■ **Task description**:
All of the material should be reproduced exactly, with pictures left out.

■ **Source excerpt**:
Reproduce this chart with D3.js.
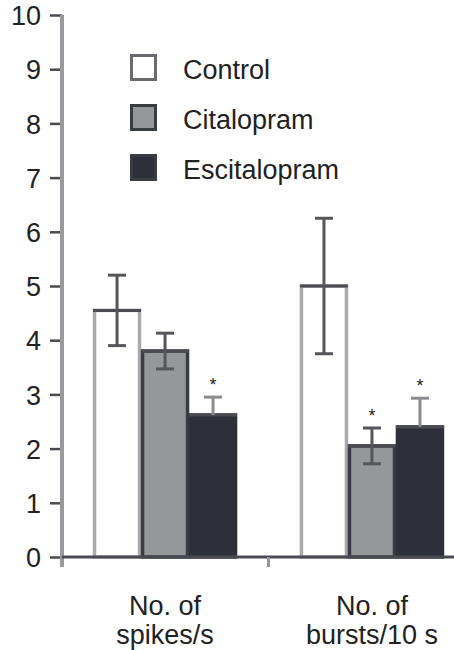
<!DOCTYPE html>
<html>
<head>
<meta charset="utf-8">
<script src="https://cdn.jsdelivr.net/npm/d3@7"></script>
<style>
  body { margin: 0; background: #fff; }
  text { font-family: "Liberation Sans", Arial, sans-serif; }
</style>
</head>
<body>
<div id="chart"></div>
<script>
// Data
const groups = ["spikes", "bursts"];
const groupLabels = [["No. of", "spikes/s"], ["No. of", "bursts/10 s"]];
const series = ["Control", "Citalopram", "Escitalopram"];
const means = [[4.55, 3.8, 2.62], [5.0, 2.05, 2.4]];
const errors = [[0.65, 0.33, 0.33], [1.25, 0.33, 0.53]];
const significant = [[false, false, true], [false, true, true]];
const yTicks = [0, 1, 2, 3, 4, 5, 6, 7, 8, 9, 10];

const fills = ["#ffffff", "#96979b", "#2d3038"];
const strokes = ["#aaaaaa", "#3a3c44", "#2d3038"];

const width = 454, height = 650;
const axisX = 62;

const svg = d3.select("#chart")
  .append("svg")
  .attr("width", width)
  .attr("height", height);

// Scales
const y = d3.scaleLinear().domain([0, 10]).range([557, 15]);

const x0 = d3.scaleBand()
  .domain(groups)
  .range([axisX, axisX + 413])
  .paddingInner(0.304)
  .paddingOuter(0.15);

const x1 = d3.scaleBand()
  .domain(series)
  .range([0, x0.bandwidth()]);

// Y axis
const yAxis = svg.append("g")
  .attr("transform", `translate(${axisX},0)`)
  .call(d3.axisLeft(y).tickValues(yTicks).tickSize(12).tickPadding(9));
yAxis.select(".domain").remove();
yAxis.selectAll(".tick line").attr("stroke", "#4a4b50").attr("stroke-width", 2.5);
yAxis.selectAll(".tick text")
  .attr("font-size", 27)
  .attr("fill", "#222")
  .attr("dy", "0.36em");
yAxis.append("line")
  .attr("x1", 0).attr("x2", 0)
  .attr("y1", y(10)).attr("y2", y(0) + 10)
  .attr("stroke", "#9a9a9e")
  .attr("stroke-width", 4);

// Bars
const gGroups = svg.selectAll(".group")
  .data(groups)
  .enter().append("g")
  .attr("class", "group")
  .attr("transform", d => `translate(${x0(d)},0)`);

gGroups.each(function(g, gi) {
  const sel = d3.select(this);
  series.forEach((s, si) => {
    const v = means[gi][si];
    sel.append("rect")
      .attr("x", x1(s) + 1.5)
      .attr("y", y(v))
      .attr("width", x1.bandwidth() - 3)
      .attr("height", y(0) - y(v))
      .attr("fill", fills[si])
      .attr("stroke", strokes[si])
      .attr("stroke-width", 3.5);
    // darker top edge
    sel.append("line")
      .attr("x1", x1(s)).attr("x2", x1(s) + x1.bandwidth())
      .attr("y1", y(v)).attr("y2", y(v))
      .attr("stroke", "#4a4b52")
      .attr("stroke-width", 3);

    // Error bars (lower half hidden on the dark bar)
    const cx = x1(s) + x1.bandwidth() / 2;
    const e = errors[gi][si];
    const dark = si === 2;
    const errColor = dark ? "#8a8b90" : "#55565c";
    sel.append("line")
      .attr("x1", cx).attr("x2", cx)
      .attr("y1", dark ? y(v) : y(v - e)).attr("y2", y(v + e))
      .attr("stroke", errColor)
      .attr("stroke-width", 3);
    (dark ? [v + e] : [v - e, v + e]).forEach(t => {
      sel.append("line")
        .attr("x1", cx - 9).attr("x2", cx + 9)
        .attr("y1", y(t)).attr("y2", y(t))
        .attr("stroke", errColor)
        .attr("stroke-width", 3);
    });

    if (significant[gi][si]) {
      sel.append("text")
        .attr("x", cx)
        .attr("y", y(v + e) - 6)
        .attr("text-anchor", "middle")
        .attr("font-size", 18)
        .attr("fill", "#222")
        .text("*");
    }
  });
});

// X axis
svg.append("line")
  .attr("x1", axisX).attr("x2", width)
  .attr("y1", y(0)).attr("y2", y(0))
  .attr("stroke", "#4a4b52")
  .attr("stroke-width", 3);

const midX = (x0(groups[0]) + x0.bandwidth() + x0(groups[1])) / 2;
svg.append("line")
  .attr("x1", midX).attr("x2", midX)
  .attr("y1", y(0)).attr("y2", y(0) + 10)
  .attr("stroke", "#9a9a9e")
  .attr("stroke-width", 3);

// X labels
groups.forEach((g, gi) => {
  const t = svg.append("text")
    .attr("text-anchor", "middle")
    .attr("font-size", 27)
    .attr("fill", "#222");
  groupLabels[gi].forEach((line, li) => {
    t.append("tspan")
      .attr("x", x0(g) + x0.bandwidth() / 2)
      .attr("y", 615 + li * 29)
      .text(line);
  });
});

// Legend
const legendY = d3.scalePoint().domain(series).range([54, 154]);
series.forEach((s, si) => {
  svg.append("rect")
    .attr("x", 131.5).attr("y", legendY(s) + 1.5)
    .attr("width", 24).attr("height", 24)
    .attr("fill", fills[si])
    .attr("stroke", si === 0 ? "#6a6b70" : "#3a3c44")
    .attr("stroke-width", 3);
  svg.append("text")
    .attr("x", 183)
    .attr("y", legendY(s) + 25)
    .attr("font-size", 27)
    .attr("fill", "#222")
    .text(s);
});
</script>
</body>
</html>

■ **Response to the exercise**:
Reproduce this chart with D3.js.
<!DOCTYPE html>
<html>
<head>
<meta charset="utf-8">
<script src="https://cdn.jsdelivr.net/npm/d3@7"></script>
<style>
  body { margin: 0; background: #fff; }
  text { font-family: "Liberation Sans", Arial, sans-serif; }
</style>
</head>
<body>
<div id="chart"></div>
<script>
// Data
const groups = ["spikes", "bursts"];
const groupLabels = [["No. of", "spikes/s"], ["No. of", "bursts/10 s"]];
const series = ["Control", "Citalopram", "Escitalopram"];
const means = [[4.55, 3.8, 2.62], [5.0, 2.05, 2.4]];
const errors = [[0.65, 0.33, 0.33], [1.25, 0.33, 0.53]];
const significant = [[false, false, true], [false, true, true]];
const yTicks = [0, 1, 2, 3, 4, 5, 6, 7, 8, 9, 10];

const fills = ["#ffffff", "#96979b", "#2d3038"];
const strokes = ["#aaaaaa", "#3a3c44", "#2d3038"];

const width = 454, height = 650;
const axisX = 62;

const svg = d3.select("#chart")
  .append("svg")
  .attr("width", width)
  .attr("height", height);

// Scales
const y = d3.scaleLinear().domain([0, 10]).range([557, 15]);

const x0 = d3.scaleBand()
  .domain(groups)
  .range([axisX, axisX + 413])
  .paddingInner(0.304)
  .paddingOuter(0.15);

const x1 = d3.scaleBand()
  .domain(series)
  .range([0, x0.bandwidth()]);

// Y axis
const yAxis = svg.append("g")
  .attr("transform", `translate(${axisX},0)`)
  .call(d3.axisLeft(y).tickValues(yTicks).tickSize(12).tickPadding(9));
yAxis.select(".domain").remove();
yAxis.selectAll(".tick line").attr("stroke", "#4a4b50").attr("stroke-width", 2.5);
yAxis.selectAll(".tick text")
  .attr("font-size", 27)
  .attr("fill", "#222")
  .attr("dy", "0.36em");
yAxis.append("line")
  .attr("x1", 0).attr("x2", 0)
  .attr("y1", y(10)).attr("y2", y(0) + 10)
  .attr("stroke", "#9a9a9e")
  .attr("stroke-width", 4);

// Bars
const gGroups = svg.selectAll(".group")
  .data(groups)
  .enter().append("g")
  .attr("class", "group")
  .attr("transform", d => `translate(${x0(d)},0)`);

gGroups.each(function(g, gi) {
  const sel = d3.select(this);
  series.forEach((s, si) => {
    const v = means[gi][si];
    sel.append("rect")
      .attr("x", x1(s) + 1.5)
      .attr("y", y(v))
      .attr("width", x1.bandwidth() - 3)
      .attr("height", y(0) - y(v))
      .attr("fill", fills[si])
      .attr("stroke", strokes[si])
      .attr("stroke-width", 3.5);
    // darker top edge
    sel.append("line")
      .attr("x1", x1(s)).attr("x2", x1(s) + x1.bandwidth())
      .attr("y1", y(v)).attr("y2", y(v))
      .attr("stroke", "#4a4b52")
      .attr("stroke-width", 3);

    // Error bars (lower half hidden on the dark bar)
    const cx = x1(s) + x1.bandwidth() / 2;
    const e = errors[gi][si];
    const dark = si === 2;
    const errColor = dark ? "#8a8b90" : "#55565c";
    sel.append("line")
      .attr("x1", cx).attr("x2", cx)
      .attr("y1", dark ? y(v) : y(v - e)).attr("y2", y(v + e))
      .attr("stroke", errColor)
      .attr("stroke-width", 3);
    (dark ? [v + e] : [v - e, v + e]).forEach(t => {
      sel.append("line")
        .attr("x1", cx - 9).attr("x2", cx + 9)
        .attr("y1", y(t)).attr("y2", y(t))
        .attr("stroke", errColor)
        .attr("stroke-width", 3);
    });

    if (significant[gi][si]) {
      sel.append("text")
        .attr("x", cx)
        .attr("y", y(v + e) - 6)
        .attr("text-anchor", "middle")
        .attr("font-size", 18)
        .attr("fill", "#222")
        .text("*");
    }
  });
});

// X axis
svg.append("line")
  .attr("x1", axisX).attr("x2", width)
  .attr("y1", y(0)).attr("y2", y(0))
  .attr("stroke", "#4a4b52")
  .attr("stroke-width", 3);

const midX = (x0(groups[0]) + x0.bandwidth() + x0(groups[1])) / 2;
svg.append("line")
  .attr("x1", midX).attr("x2", midX)
  .attr("y1", y(0)).attr("y2", y(0) + 10)
  .attr("stroke", "#9a9a9e")
  .attr("stroke-width", 3);

// X labels
groups.forEach((g, gi) => {
  const t = svg.append("text")
    .attr("text-anchor", "middle")
    .attr("font-size", 27)
    .attr("fill", "#222");
  groupLabels[gi].forEach((line, li) => {
    t.append("tspan")
      .attr("x", x0(g) + x0.bandwidth() / 2)
      .attr("y", 615 + li * 29)
      .text(line);
  });
});

// Legend
const legendY = d3.scalePoint().domain(series).range([54, 154]);
series.forEach((s, si) => {
  svg.append("rect")
    .attr("x", 131.5).attr("y", legendY(s) + 1.5)
    .attr("width", 24).attr("height", 24)
    .attr("fill", fills[si])
    .attr("stroke", si === 0 ? "#6a6b70" : "#3a3c44")
    .attr("stroke-width", 3);
  svg.append("text")
    .attr("x", 183)
    .attr("y", legendY(s) + 25)
    .attr("font-size", 27)
    .attr("fill", "#222")
    .text(s);
});
</script>
</body>
</html>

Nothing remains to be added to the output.